The first and easiest way to create artificial gravity is through acceleration. Just like when you really step on the gas in your car, you feel pushed back against the seat. The same physics is at work on a spacecraft firing its rockets or thrusters. When a ship is designed with the back of the ship being the floor of each deck, back becomes down. When the ship accelerates, everyone will be pressed into the floor, and it will create the sensation of gravity. A ship can control the amount of gravity by controlling the acceleration. To reach high speeds by conventional means, a ship would be accelerating and decelerating constantly, so it wouldn’t be too hard to have this kind of gravity most of the time. The difficulty of this comes from inertia. If the ship must turn or make any kind of fast maneuver, people will be thrown around the inside of the ship like balls in a tumbler, likely being injured or killed. Again, The Expanse gives us many scenes depicting this very well. In a combat situation, the crew would need to be strapped into chairs for their own protection, and extreme acceleration or sudden deceleration could be fatal.

The next best way is to use rotation to create gravity. Currently, this is most likely how we as humans today will create gravity in space. In rotational gravity, out becomes down, so the ship is built like a ring with all the floors facing outward. A gravity similar to Earth’s can be generated with a certain speed of rotation. As long as you don’t look out any windows, it would be impossible to tell that you are spinning, and it would feel like normal gravity. The limitations here are obviously ones of design, as ships would require rotating sections and any loss of rotation would equal a loss of gravity. This form of AG (artificial gravity) would also conflict with acceleration gravity, and the crew would need to be strapped in during any significant acceleration, greatly limiting the speed of the craft. A rotating ship would accelerate for a short time and then coast the rest of the way. This would save fuel, very important for current spacecraft, but you won’t go very far or very fast. Rotational gravity is much more likely to be used on stationary structures like space stations or orbital shipyards.

Ultra Sci-Fi Gravity

Now things get fun! The following forms of gravity are currently impossible for humans, but they may be possible with significant advances in technology.

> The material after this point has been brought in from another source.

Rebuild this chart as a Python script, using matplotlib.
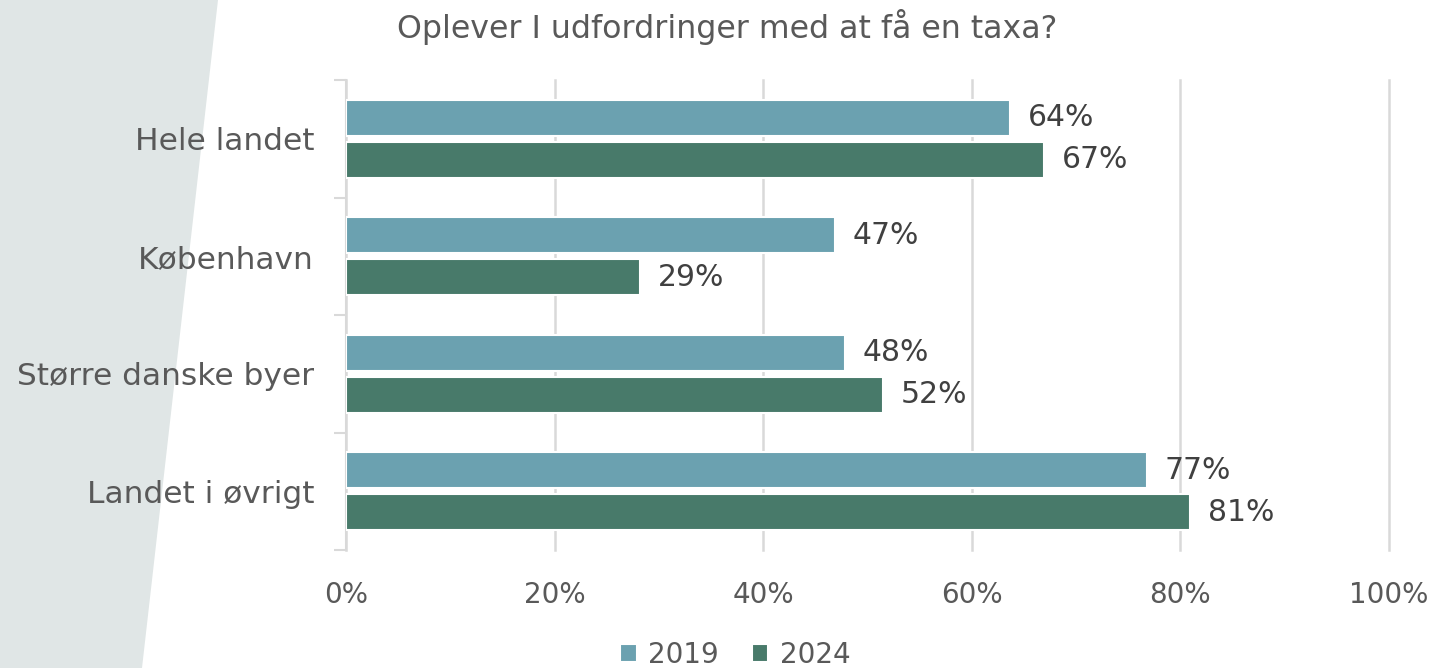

First, the graviton. This is a current scientific consideration, although there has been some debate. Many theorists wonder that since we have discovered a particle for basically every other force, there must reasonably be a particle for the force of gravity, yet it remains undiscovered. A possible reason for this is that gravity is an extraordinarily weak force compared to most other forces in the universe. This means it will be proportionally hard to discover the graviton and may simply be outside our current level of technology. While the graviton isn't strictly necessary for our current models of how the universe works, many physicists still assume it exists and acts on us and everything else in the universe constantly. Fiction-wise, the graviton is an easy way out. Particles can be manipulated and controlled. Therefore, if gravity is a particle it can also be manipulated and controlled. If AG is described at all in a book that does not use the more realistic forms of gravity, you can assume it involves something with the graviton or similar.

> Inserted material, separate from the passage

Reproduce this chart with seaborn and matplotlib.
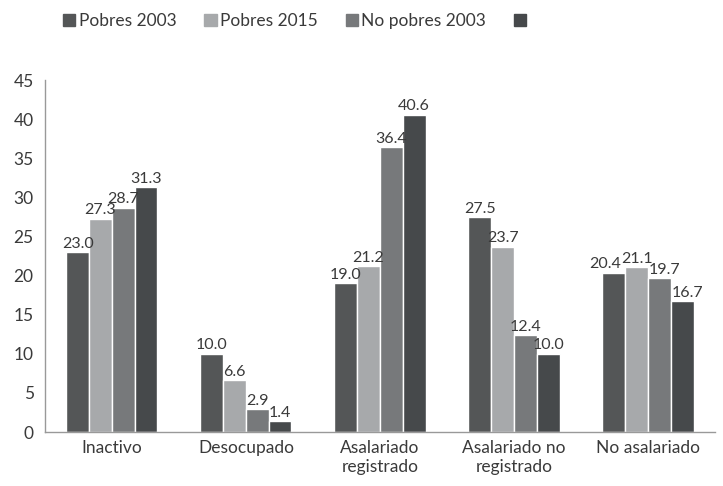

Second, the use of a singularity. Yes, I’m talking about that kind of singularity, a black hole, a very small one, of course. A very, very tiny black hole, would create a powerful gravitational field anywhere. This is real science. The problem, of course, is how we would create, stabilize, and control a black hole so that it did what we wanted it to do. This is currently entirely beyond our understanding, and we don’t even have a really solid idea of what a black hole is or what happens around it. We have theories based on math rather than direct experimentation. It would require a giant leap in technology to control black holes and gravity. A ship based around a black hole would be odd since it would result in everything being pulled to the middle. Ships would likely all have to be spherical in construction, and this was a limitation I didn’t want in my book.

My Holy Grail of Artificial Gravity

Third and final, is something I stumbled across in my research while working on the later drafts of Darksea. At that point, AG in my book was basically not described at all. I took it for granted, requiring readers to suspend disbelief, just like almost everybody else, and it bothered me. I was understandably delighted when I found some articles (real science articles, in fact) related to the idea of negative mass matter. Matter with a negative mass reacts to force and gravity in a way opposite to that of regular matter. Perversely, if you were to push on a ball of negative mass matter, it would move toward you rather than away. In a regular gravity field like that one Earth, an object with negative mass would move up, away from the source of gravity, instead of down.

We know with certainty that negative mass matter exists because we have created it in laboratory conditions, so it is not entirely in the realm of fiction. The challenge would be to produce enough of the material for practical use, and we are still quite a way from being able to do that.

How would negative mass matter help with AG? The material can be used to create a gravity field simply by opposing it with regular matter. Therefore, a ship constructed with ceilings of negative mass panels and floors of equal positive mass panels would create a push-pull effect similar if not identical to that of normal gravity. Negative mass in the outer hull of the ship could also act as an inertial dampener. This would be vital to any ship likely to engage in high-energy maneuvers or combat to prevent the crew from being thrown around like our previously mentioned tumbler balls. The solution of negative mass for the production of AG was the perfect discovery. It is plausibly scientific, the physics are sound, and there is every reason to believe that an advanced civilization could produce sufficient negative mass matter for use in industry. It may even be the case that in our own future spaceflight, negative mass AG will become the standard for our own real-life starships.

UPDATE: In the original posting of this blog, I was a bit too harsh on the poor graviton. Further research softened my view, and I now consider it a reasonable option for generating AG. I updated the post accordingly.